Investor Relations: How ESG, Data and Clear Communication Shape Valuation
Today’s investor relations teams must do more than issue press releases: they build trust, clarify performance drivers, and translate strategy into measurable expectations.
Why IR matters now
Skilled IR reduces valuation volatility by aligning investor expectations with management’s long-term plan. Transparent, consistent communication helps attract the right investors, supports fair pricing of shares, and protects corporate reputation during market disruptions. With capital markets increasingly focused on nonfinancial factors, IR teams that tell a credible, data-backed story gain a competitive advantage.

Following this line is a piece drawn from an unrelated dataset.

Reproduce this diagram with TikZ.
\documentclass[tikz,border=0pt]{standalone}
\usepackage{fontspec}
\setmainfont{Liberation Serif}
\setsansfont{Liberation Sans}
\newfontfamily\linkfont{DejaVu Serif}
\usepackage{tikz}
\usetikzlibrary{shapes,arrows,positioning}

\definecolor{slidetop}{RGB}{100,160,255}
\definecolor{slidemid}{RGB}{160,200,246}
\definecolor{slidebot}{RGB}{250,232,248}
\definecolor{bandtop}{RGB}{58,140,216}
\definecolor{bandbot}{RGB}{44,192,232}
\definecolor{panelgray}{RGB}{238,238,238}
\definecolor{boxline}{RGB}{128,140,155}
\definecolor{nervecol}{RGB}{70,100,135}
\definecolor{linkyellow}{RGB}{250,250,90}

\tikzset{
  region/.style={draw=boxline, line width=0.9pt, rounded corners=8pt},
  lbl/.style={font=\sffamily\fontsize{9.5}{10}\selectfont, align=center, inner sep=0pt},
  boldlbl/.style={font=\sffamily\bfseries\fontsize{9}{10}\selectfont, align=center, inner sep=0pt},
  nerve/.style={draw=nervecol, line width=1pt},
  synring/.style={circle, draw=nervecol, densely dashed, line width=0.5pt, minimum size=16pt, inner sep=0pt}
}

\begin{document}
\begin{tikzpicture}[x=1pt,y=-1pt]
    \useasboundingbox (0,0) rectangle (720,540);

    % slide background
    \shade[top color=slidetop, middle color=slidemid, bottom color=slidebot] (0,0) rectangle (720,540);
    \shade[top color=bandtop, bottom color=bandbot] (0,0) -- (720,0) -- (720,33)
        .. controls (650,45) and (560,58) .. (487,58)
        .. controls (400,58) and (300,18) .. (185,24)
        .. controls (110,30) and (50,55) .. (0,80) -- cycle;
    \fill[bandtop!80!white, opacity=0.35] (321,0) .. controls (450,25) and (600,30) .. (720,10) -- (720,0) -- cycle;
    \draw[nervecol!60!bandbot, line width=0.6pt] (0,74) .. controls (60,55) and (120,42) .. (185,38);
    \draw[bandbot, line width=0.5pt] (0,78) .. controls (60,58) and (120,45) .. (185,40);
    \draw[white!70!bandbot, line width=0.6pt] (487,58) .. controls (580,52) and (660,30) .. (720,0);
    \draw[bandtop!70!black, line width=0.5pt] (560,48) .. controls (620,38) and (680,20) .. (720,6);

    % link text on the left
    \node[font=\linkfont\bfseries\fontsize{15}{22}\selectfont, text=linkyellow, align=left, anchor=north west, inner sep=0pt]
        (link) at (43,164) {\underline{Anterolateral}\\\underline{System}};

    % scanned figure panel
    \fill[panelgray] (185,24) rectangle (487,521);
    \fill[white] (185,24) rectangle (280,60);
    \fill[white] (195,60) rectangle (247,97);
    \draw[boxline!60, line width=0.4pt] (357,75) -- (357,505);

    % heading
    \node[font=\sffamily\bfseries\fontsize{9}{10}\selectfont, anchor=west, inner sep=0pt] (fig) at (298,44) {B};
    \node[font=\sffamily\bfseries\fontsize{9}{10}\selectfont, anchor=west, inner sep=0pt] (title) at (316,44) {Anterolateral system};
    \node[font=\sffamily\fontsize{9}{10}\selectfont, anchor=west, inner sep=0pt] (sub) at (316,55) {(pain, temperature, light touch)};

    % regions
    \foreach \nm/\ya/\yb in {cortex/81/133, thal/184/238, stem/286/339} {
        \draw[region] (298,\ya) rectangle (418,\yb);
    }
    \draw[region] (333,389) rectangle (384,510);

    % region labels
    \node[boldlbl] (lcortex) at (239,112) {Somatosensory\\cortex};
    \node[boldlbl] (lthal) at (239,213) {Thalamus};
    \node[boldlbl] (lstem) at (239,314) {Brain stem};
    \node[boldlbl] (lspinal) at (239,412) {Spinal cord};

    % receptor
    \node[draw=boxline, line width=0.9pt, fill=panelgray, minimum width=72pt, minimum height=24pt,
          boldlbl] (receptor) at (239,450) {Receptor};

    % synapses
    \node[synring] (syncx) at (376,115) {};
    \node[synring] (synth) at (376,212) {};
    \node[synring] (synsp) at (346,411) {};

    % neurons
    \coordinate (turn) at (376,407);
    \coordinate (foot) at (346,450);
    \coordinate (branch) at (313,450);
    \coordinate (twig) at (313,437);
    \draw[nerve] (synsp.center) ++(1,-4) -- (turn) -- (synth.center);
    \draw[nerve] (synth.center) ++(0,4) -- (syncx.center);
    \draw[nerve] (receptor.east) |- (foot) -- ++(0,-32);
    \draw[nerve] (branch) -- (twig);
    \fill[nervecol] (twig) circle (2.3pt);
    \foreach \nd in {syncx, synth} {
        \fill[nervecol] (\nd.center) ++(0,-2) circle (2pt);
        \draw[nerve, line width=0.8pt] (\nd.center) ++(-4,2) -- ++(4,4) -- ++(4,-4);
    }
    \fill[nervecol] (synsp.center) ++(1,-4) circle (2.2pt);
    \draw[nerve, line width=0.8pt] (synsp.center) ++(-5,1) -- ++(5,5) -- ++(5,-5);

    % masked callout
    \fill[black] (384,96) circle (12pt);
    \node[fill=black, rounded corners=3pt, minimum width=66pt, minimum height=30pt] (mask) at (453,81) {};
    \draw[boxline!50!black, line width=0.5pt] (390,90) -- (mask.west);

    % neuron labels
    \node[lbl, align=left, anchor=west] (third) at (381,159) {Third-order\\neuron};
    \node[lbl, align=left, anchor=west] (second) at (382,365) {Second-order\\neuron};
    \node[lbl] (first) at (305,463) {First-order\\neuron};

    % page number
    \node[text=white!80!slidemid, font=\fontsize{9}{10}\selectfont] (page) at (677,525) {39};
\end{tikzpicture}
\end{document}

Core elements of an effective IR program
– Clear narrative: Develop a concise investment thesis that ties strategy, competitive advantages, and financial targets together. Use plain language to explain how the business will grow, where risks lie, and how capital allocation decisions drive shareholder value.
– Regular disclosure cadence: Maintain a predictable schedule for earnings releases, guidance updates, and investor events. Consistency reduces speculation and makes it easier for analysts and investors to model performance.
– Governance and compliance: Ensure regulatory filings and material disclosures meet all legal requirements and best-practice transparency. Robust internal controls and sign-off processes minimize risk of misstatements.
– Multi-channel outreach: Combine traditional roadshows and earnings calls with digital channels—webcasts, IR microsites, and social media—to reach a broader investor universe efficiently.
Integrating ESG into investor communications
Environmental, social, and governance topics are now central to investment decisions. Integrate material ESG metrics into the company’s core narrative rather than treating them as separate reports. Focus on measurable outcomes, governance structures, and how ESG initiatives link to financial results. Provide data-backed targets and third-party verification when possible to increase credibility.
Leverage data and technology
Modern IR teams use CRM systems to track investor interactions, analytics to measure engagement, and dashboards to visualize financial and ESG metrics. Data helps prioritize high-conviction investors and tailor messages by investor profile.
Visual storytelling — clear charts, trend lines, and scenario modeling — makes complex information accessible and repeatable.
Best practices for earnings calls and guidance
Earnings calls should be tightly formatted: key messages up front, plain-language explanations of results, and a candid discussion of drivers and risks.
Prepare management with anticipated analyst questions and ensure consistency between spoken remarks and written disclosures. When providing guidance, be realistic and explain assumptions; abrupt changes in guidance without context can erode credibility.
Managing reputation during a crisis
A crisis exposes weaknesses in communication. Activate a crisis playbook that defines decision-makers, approval workflows, and pre-approved messages.
Be timely and factual; silence or overly cautious language often fuels speculation. Use investor-only briefings to maintain trust with the most important stakeholders.
Measuring IR success
Track both quantitative and qualitative metrics: changes in shareholder composition, trading liquidity, valuation multiples relative to peers, and analyst coverage. Equally important are anecdotal measures—reception at investor meetings, media tone, and direct investor feedback.
Regularly refine strategy based on these insights.

Key takeaways for IR leaders
Prioritize clarity and consistency, integrate ESG into the investment story, use data-driven outreach, and maintain disciplined disclosure practices. A proactive IR program not only communicates results but shapes investor understanding of long-term value — turning reporting into a strategic asset that supports sustainable capital access.